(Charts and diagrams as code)
○ ○ ○

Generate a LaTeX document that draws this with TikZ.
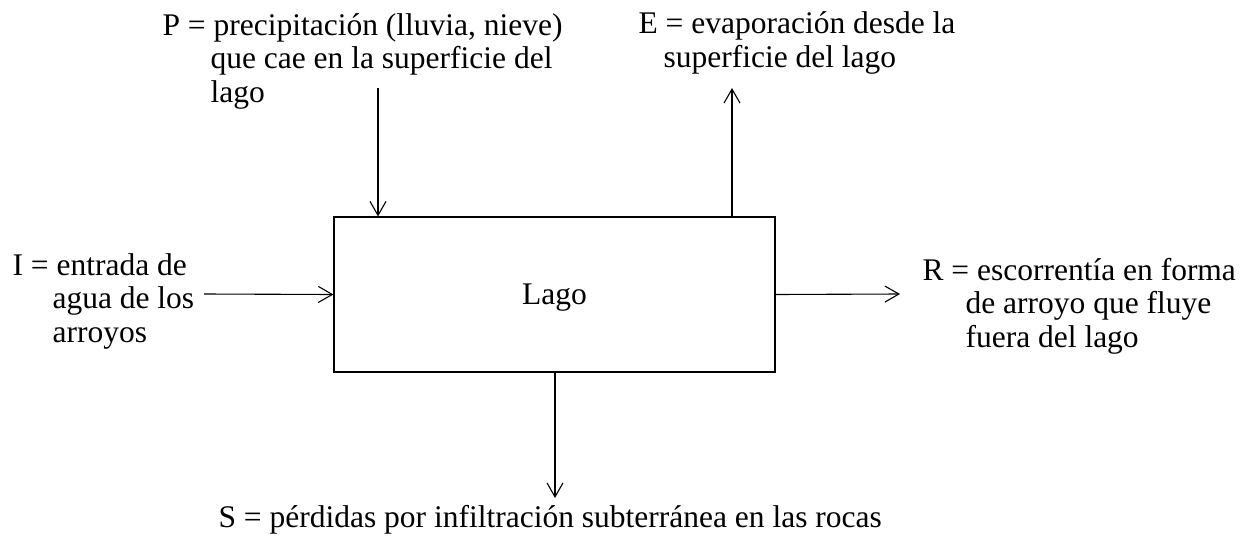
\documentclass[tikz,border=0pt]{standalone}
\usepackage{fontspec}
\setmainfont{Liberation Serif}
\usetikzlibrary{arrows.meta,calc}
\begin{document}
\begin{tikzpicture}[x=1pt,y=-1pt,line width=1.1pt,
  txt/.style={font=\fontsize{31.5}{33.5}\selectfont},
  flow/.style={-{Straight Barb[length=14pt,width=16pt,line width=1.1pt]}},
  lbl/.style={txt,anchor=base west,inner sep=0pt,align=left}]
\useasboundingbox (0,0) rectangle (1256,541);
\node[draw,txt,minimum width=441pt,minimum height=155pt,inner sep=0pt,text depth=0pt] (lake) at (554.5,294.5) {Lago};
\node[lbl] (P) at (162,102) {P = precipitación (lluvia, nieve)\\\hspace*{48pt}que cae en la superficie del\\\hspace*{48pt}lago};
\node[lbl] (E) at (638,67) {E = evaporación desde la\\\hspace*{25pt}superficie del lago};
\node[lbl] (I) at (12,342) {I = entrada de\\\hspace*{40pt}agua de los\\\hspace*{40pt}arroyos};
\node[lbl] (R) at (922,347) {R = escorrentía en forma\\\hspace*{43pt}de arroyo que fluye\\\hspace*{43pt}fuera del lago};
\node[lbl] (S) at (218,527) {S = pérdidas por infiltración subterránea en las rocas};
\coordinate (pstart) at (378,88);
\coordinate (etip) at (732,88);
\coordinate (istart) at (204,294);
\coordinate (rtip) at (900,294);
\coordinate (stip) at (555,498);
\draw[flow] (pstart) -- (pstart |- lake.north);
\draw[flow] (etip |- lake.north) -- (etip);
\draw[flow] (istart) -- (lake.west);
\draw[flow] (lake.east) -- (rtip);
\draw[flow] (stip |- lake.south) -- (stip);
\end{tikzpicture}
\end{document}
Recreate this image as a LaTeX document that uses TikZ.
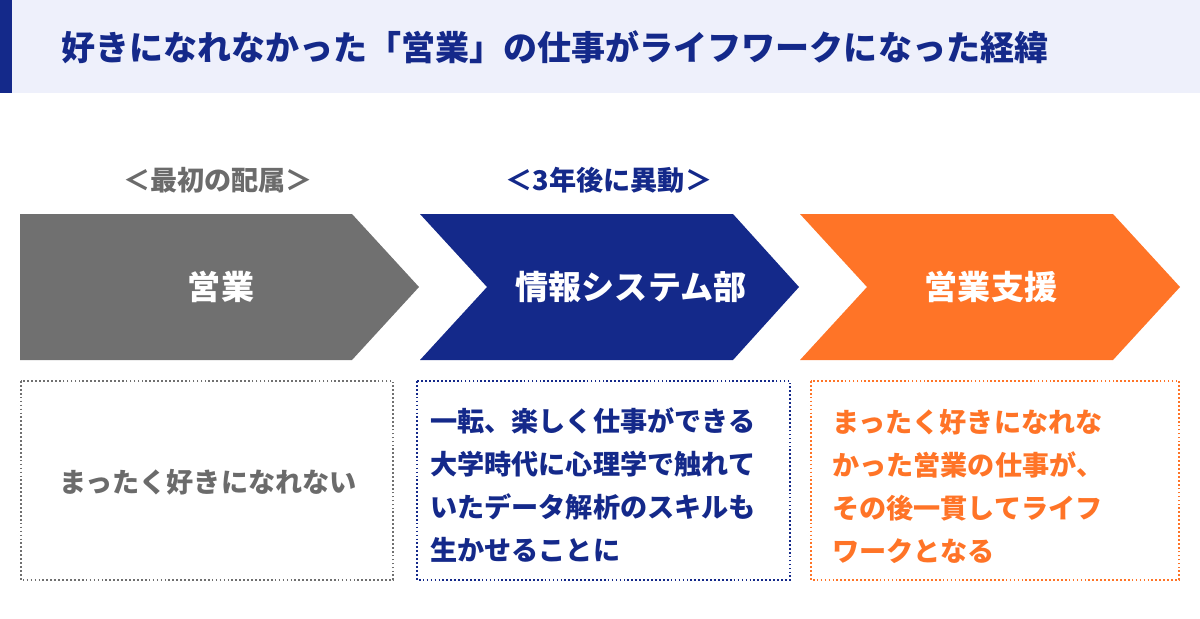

○ ○ ○

• _Given request_
Every record gets retyped exactly; no picture goes into the copy.

• _Worked answer_
Generate a LaTeX document that draws this with TikZ.
\documentclass[tikz,border=0pt]{standalone}
\usepackage{fontspec}
\setmainfont{Liberation Serif}
\usetikzlibrary{arrows.meta,calc}
\begin{document}
\begin{tikzpicture}[x=1pt,y=-1pt,line width=1.1pt,
  txt/.style={font=\fontsize{31.5}{33.5}\selectfont},
  flow/.style={-{Straight Barb[length=14pt,width=16pt,line width=1.1pt]}},
  lbl/.style={txt,anchor=base west,inner sep=0pt,align=left}]
\useasboundingbox (0,0) rectangle (1256,541);
\node[draw,txt,minimum width=441pt,minimum height=155pt,inner sep=0pt,text depth=0pt] (lake) at (554.5,294.5) {Lago};
\node[lbl] (P) at (162,102) {P = precipitación (lluvia, nieve)\\\hspace*{48pt}que cae en la superficie del\\\hspace*{48pt}lago};
\node[lbl] (E) at (638,67) {E = evaporación desde la\\\hspace*{25pt}superficie del lago};
\node[lbl] (I) at (12,342) {I = entrada de\\\hspace*{40pt}agua de los\\\hspace*{40pt}arroyos};
\node[lbl] (R) at (922,347) {R = escorrentía en forma\\\hspace*{43pt}de arroyo que fluye\\\hspace*{43pt}fuera del lago};
\node[lbl] (S) at (218,527) {S = pérdidas por infiltración subterránea en las rocas};
\coordinate (pstart) at (378,88);
\coordinate (etip) at (732,88);
\coordinate (istart) at (204,294);
\coordinate (rtip) at (900,294);
\coordinate (stip) at (555,498);
\draw[flow] (pstart) -- (pstart |- lake.north);
\draw[flow] (etip |- lake.north) -- (etip);
\draw[flow] (istart) -- (lake.west);
\draw[flow] (lake.east) -- (rtip);
\draw[flow] (stip |- lake.south) -- (stip);
\end{tikzpicture}
\end{document}
Recreate this image as a LaTeX document that uses TikZ.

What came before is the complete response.